--- Data ---
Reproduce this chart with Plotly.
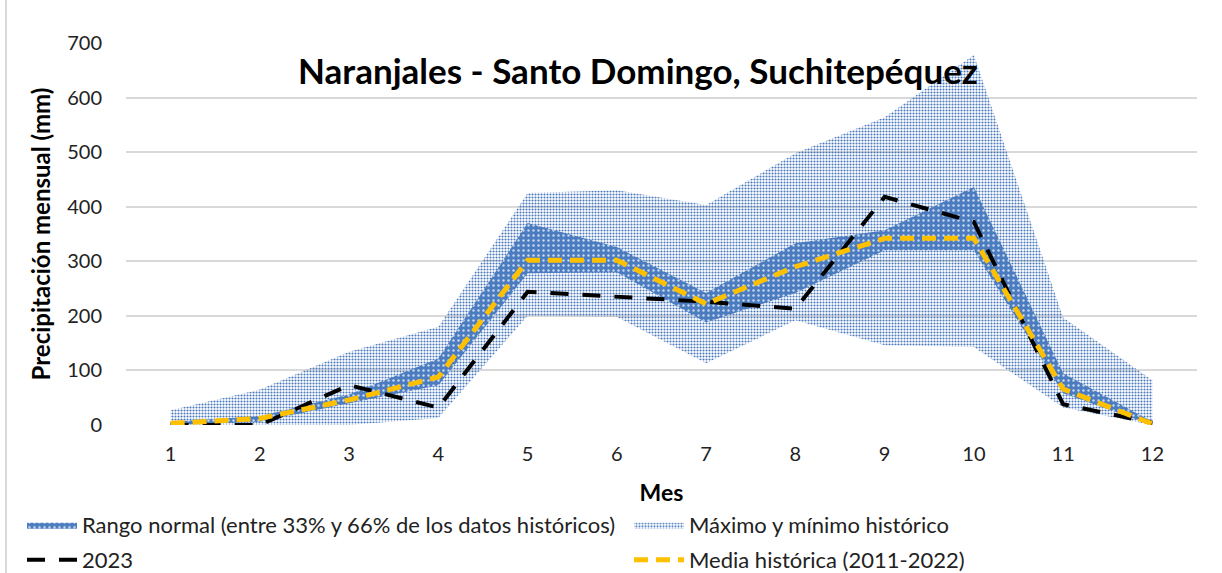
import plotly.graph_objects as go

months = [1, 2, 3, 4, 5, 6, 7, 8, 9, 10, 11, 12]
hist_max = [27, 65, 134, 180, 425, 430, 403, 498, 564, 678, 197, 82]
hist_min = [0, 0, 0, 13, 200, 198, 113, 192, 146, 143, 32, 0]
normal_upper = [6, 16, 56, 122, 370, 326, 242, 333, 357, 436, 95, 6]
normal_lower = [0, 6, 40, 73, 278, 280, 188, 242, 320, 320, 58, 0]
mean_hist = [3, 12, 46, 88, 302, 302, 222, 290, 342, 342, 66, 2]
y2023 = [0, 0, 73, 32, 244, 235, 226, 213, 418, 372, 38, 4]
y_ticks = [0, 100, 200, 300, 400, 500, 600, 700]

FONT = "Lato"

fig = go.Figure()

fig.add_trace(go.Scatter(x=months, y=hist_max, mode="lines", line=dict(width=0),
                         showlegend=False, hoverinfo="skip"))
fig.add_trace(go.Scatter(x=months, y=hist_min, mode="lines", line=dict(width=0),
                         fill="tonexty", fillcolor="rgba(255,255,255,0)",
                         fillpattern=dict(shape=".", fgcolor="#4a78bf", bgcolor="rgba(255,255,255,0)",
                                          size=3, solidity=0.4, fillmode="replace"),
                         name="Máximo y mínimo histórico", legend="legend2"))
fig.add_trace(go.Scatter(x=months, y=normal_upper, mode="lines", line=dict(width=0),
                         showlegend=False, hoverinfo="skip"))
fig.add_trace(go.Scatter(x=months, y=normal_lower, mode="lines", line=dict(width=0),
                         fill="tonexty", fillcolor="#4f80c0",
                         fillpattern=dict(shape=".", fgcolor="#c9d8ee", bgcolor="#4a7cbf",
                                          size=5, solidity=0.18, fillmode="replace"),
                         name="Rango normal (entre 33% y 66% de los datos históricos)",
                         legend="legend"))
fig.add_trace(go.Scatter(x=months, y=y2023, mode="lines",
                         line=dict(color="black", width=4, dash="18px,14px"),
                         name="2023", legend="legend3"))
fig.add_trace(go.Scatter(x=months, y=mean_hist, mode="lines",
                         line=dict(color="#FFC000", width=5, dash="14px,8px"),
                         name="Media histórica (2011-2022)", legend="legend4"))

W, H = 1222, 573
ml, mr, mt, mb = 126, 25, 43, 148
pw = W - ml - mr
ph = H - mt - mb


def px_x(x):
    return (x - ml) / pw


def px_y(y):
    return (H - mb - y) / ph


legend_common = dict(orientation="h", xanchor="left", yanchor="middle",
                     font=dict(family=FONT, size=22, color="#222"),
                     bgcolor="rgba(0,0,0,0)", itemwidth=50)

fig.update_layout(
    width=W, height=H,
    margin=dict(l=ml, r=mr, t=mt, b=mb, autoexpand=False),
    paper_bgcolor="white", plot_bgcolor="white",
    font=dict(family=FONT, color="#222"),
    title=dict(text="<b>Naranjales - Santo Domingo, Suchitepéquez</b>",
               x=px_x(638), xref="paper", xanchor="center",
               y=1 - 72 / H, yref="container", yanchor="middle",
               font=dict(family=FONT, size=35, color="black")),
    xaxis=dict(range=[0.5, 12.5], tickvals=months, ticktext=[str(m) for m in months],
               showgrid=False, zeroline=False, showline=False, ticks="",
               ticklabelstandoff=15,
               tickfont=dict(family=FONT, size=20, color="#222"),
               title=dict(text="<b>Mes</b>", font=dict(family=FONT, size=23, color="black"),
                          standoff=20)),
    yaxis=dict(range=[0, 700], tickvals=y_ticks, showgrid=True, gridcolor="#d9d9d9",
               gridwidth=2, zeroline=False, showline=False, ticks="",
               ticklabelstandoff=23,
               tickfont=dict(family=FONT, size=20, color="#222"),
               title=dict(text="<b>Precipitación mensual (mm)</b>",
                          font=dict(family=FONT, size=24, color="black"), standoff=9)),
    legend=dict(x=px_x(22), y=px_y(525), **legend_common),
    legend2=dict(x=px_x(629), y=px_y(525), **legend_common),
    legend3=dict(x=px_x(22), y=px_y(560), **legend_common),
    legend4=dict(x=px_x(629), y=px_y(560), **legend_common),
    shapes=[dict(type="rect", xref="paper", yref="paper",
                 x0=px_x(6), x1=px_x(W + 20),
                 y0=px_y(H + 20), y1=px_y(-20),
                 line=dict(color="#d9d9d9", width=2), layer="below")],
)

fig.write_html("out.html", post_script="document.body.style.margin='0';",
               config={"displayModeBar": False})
---
**Exercise**: Exactly as written, return every line of the listing, but not the pictures.

**Answer to this problem**:
Reproduce this chart with Plotly.
import plotly.graph_objects as go

months = [1, 2, 3, 4, 5, 6, 7, 8, 9, 10, 11, 12]
hist_max = [27, 65, 134, 180, 425, 430, 403, 498, 564, 678, 197, 82]
hist_min = [0, 0, 0, 13, 200, 198, 113, 192, 146, 143, 32, 0]
normal_upper = [6, 16, 56, 122, 370, 326, 242, 333, 357, 436, 95, 6]
normal_lower = [0, 6, 40, 73, 278, 280, 188, 242, 320, 320, 58, 0]
mean_hist = [3, 12, 46, 88, 302, 302, 222, 290, 342, 342, 66, 2]
y2023 = [0, 0, 73, 32, 244, 235, 226, 213, 418, 372, 38, 4]
y_ticks = [0, 100, 200, 300, 400, 500, 600, 700]

FONT = "Lato"

fig = go.Figure()

fig.add_trace(go.Scatter(x=months, y=hist_max, mode="lines", line=dict(width=0),
                         showlegend=False, hoverinfo="skip"))
fig.add_trace(go.Scatter(x=months, y=hist_min, mode="lines", line=dict(width=0),
                         fill="tonexty", fillcolor="rgba(255,255,255,0)",
                         fillpattern=dict(shape=".", fgcolor="#4a78bf", bgcolor="rgba(255,255,255,0)",
                                          size=3, solidity=0.4, fillmode="replace"),
                         name="Máximo y mínimo histórico", legend="legend2"))
fig.add_trace(go.Scatter(x=months, y=normal_upper, mode="lines", line=dict(width=0),
                         showlegend=False, hoverinfo="skip"))
fig.add_trace(go.Scatter(x=months, y=normal_lower, mode="lines", line=dict(width=0),
                         fill="tonexty", fillcolor="#4f80c0",
                         fillpattern=dict(shape=".", fgcolor="#c9d8ee", bgcolor="#4a7cbf",
                                          size=5, solidity=0.18, fillmode="replace"),
                         name="Rango normal (entre 33% y 66% de los datos históricos)",
                         legend="legend"))
fig.add_trace(go.Scatter(x=months, y=y2023, mode="lines",
                         line=dict(color="black", width=4, dash="18px,14px"),
                         name="2023", legend="legend3"))
fig.add_trace(go.Scatter(x=months, y=mean_hist, mode="lines",
                         line=dict(color="#FFC000", width=5, dash="14px,8px"),
                         name="Media histórica (2011-2022)", legend="legend4"))

W, H = 1222, 573
ml, mr, mt, mb = 126, 25, 43, 148
pw = W - ml - mr
ph = H - mt - mb


def px_x(x):
    return (x - ml) / pw


def px_y(y):
    return (H - mb - y) / ph


legend_common = dict(orientation="h", xanchor="left", yanchor="middle",
                     font=dict(family=FONT, size=22, color="#222"),
                     bgcolor="rgba(0,0,0,0)", itemwidth=50)

fig.update_layout(
    width=W, height=H,
    margin=dict(l=ml, r=mr, t=mt, b=mb, autoexpand=False),
    paper_bgcolor="white", plot_bgcolor="white",
    font=dict(family=FONT, color="#222"),
    title=dict(text="<b>Naranjales - Santo Domingo, Suchitepéquez</b>",
               x=px_x(638), xref="paper", xanchor="center",
               y=1 - 72 / H, yref="container", yanchor="middle",
               font=dict(family=FONT, size=35, color="black")),
    xaxis=dict(range=[0.5, 12.5], tickvals=months, ticktext=[str(m) for m in months],
               showgrid=False, zeroline=False, showline=False, ticks="",
               ticklabelstandoff=15,
               tickfont=dict(family=FONT, size=20, color="#222"),
               title=dict(text="<b>Mes</b>", font=dict(family=FONT, size=23, color="black"),
                          standoff=20)),
    yaxis=dict(range=[0, 700], tickvals=y_ticks, showgrid=True, gridcolor="#d9d9d9",
               gridwidth=2, zeroline=False, showline=False, ticks="",
               ticklabelstandoff=23,
               tickfont=dict(family=FONT, size=20, color="#222"),
               title=dict(text="<b>Precipitación mensual (mm)</b>",
                          font=dict(family=FONT, size=24, color="black"), standoff=9)),
    legend=dict(x=px_x(22), y=px_y(525), **legend_common),
    legend2=dict(x=px_x(629), y=px_y(525), **legend_common),
    legend3=dict(x=px_x(22), y=px_y(560), **legend_common),
    legend4=dict(x=px_x(629), y=px_y(560), **legend_common),
    shapes=[dict(type="rect", xref="paper", yref="paper",
                 x0=px_x(6), x1=px_x(W + 20),
                 y0=px_y(H + 20), y1=px_y(-20),
                 line=dict(color="#d9d9d9", width=2), layer="below")],
)

fig.write_html("out.html", post_script="document.body.style.margin='0';",
               config={"displayModeBar": False})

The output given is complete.